***** Supplied data

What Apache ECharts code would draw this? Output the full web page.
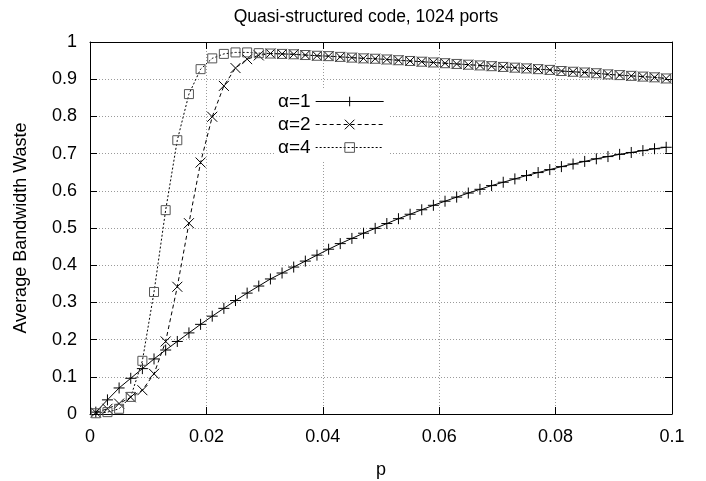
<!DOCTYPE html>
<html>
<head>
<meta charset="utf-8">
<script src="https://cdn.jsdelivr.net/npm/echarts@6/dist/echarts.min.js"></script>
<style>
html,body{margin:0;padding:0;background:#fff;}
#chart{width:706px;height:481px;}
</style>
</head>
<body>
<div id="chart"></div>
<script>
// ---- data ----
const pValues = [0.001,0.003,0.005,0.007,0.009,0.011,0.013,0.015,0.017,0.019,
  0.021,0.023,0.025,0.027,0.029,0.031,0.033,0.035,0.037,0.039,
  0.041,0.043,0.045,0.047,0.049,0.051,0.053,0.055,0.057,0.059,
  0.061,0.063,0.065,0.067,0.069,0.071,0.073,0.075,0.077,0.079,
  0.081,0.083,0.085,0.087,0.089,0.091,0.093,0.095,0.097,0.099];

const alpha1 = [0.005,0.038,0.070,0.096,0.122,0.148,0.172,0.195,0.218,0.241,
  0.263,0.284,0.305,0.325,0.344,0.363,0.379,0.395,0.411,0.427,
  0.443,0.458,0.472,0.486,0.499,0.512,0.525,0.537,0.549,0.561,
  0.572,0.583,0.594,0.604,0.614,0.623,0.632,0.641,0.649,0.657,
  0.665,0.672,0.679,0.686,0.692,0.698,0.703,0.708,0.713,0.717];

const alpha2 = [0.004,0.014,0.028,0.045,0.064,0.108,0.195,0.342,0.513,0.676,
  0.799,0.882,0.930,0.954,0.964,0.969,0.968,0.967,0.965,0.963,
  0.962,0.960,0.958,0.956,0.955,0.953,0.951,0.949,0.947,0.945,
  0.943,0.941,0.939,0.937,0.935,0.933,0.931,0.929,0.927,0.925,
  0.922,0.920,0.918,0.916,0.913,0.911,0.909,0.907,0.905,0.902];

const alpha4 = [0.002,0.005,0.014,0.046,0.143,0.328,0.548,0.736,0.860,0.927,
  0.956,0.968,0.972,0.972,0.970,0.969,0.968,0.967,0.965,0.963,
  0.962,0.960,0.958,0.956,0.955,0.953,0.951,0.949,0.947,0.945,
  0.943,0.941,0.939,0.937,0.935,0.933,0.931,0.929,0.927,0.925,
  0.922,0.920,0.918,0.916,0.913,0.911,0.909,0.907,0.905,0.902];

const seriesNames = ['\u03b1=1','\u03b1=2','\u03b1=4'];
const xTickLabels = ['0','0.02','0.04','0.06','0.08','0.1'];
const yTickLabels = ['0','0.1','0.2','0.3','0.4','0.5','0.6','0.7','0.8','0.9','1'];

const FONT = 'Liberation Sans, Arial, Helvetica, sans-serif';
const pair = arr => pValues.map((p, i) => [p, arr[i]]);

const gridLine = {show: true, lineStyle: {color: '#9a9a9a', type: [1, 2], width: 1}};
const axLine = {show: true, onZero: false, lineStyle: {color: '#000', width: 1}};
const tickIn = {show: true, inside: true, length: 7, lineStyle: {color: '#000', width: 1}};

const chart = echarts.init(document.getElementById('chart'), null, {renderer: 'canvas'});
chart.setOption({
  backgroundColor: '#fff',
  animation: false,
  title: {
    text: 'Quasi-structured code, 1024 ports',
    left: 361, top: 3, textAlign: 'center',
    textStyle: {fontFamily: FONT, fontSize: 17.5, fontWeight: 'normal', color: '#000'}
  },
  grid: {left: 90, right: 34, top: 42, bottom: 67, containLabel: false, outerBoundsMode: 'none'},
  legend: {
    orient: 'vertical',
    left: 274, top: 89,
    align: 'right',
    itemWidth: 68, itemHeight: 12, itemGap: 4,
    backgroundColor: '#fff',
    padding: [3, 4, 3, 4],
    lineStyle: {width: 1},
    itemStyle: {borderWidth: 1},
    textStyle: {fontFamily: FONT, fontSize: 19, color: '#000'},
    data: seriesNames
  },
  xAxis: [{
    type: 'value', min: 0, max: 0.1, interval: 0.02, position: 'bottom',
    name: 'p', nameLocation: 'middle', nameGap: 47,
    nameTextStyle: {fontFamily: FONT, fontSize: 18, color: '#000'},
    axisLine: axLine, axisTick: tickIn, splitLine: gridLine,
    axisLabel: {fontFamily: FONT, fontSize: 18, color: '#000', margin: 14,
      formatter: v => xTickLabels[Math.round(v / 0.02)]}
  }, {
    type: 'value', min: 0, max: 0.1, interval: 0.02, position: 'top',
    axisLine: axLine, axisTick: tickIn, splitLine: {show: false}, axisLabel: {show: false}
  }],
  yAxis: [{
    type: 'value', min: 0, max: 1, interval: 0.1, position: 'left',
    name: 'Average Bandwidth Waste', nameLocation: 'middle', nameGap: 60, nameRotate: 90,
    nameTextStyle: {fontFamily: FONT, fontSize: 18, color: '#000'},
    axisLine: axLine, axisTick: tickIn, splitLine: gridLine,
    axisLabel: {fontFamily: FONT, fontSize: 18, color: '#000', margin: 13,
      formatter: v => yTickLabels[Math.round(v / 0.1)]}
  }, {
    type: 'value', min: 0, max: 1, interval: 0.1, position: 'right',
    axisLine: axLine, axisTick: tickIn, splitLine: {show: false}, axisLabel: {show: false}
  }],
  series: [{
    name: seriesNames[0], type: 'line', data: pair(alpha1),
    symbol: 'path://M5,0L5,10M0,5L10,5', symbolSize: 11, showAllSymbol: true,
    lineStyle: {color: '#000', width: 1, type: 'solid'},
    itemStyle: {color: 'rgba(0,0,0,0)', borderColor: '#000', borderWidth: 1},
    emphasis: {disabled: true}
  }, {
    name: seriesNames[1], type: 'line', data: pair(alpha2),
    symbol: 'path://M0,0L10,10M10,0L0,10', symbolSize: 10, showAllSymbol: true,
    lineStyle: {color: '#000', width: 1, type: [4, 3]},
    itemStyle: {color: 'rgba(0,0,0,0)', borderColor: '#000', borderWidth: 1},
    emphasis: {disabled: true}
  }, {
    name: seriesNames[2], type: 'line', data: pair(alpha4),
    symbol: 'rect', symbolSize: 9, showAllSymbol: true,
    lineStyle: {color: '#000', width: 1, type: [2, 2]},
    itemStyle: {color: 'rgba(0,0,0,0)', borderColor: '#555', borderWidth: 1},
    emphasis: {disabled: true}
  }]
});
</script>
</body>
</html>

**********

Set problem: From the first line above through the line containing "0.081,0.083,0.085,0.087,0.089,0.091,0.093,0.095,0.097,0.099];", copy everything exactly, without the pictures.

Output for this task:
What Apache ECharts code would draw this? Output the full web page.
<!DOCTYPE html>
<html>
<head>
<meta charset="utf-8">
<script src="https://cdn.jsdelivr.net/npm/echarts@6/dist/echarts.min.js"></script>
<style>
html,body{margin:0;padding:0;background:#fff;}
#chart{width:706px;height:481px;}
</style>
</head>
<body>
<div id="chart"></div>
<script>
// ---- data ----
const pValues = [0.001,0.003,0.005,0.007,0.009,0.011,0.013,0.015,0.017,0.019,
  0.021,0.023,0.025,0.027,0.029,0.031,0.033,0.035,0.037,0.039,
  0.041,0.043,0.045,0.047,0.049,0.051,0.053,0.055,0.057,0.059,
  0.061,0.063,0.065,0.067,0.069,0.071,0.073,0.075,0.077,0.079,
  0.081,0.083,0.085,0.087,0.089,0.091,0.093,0.095,0.097,0.099];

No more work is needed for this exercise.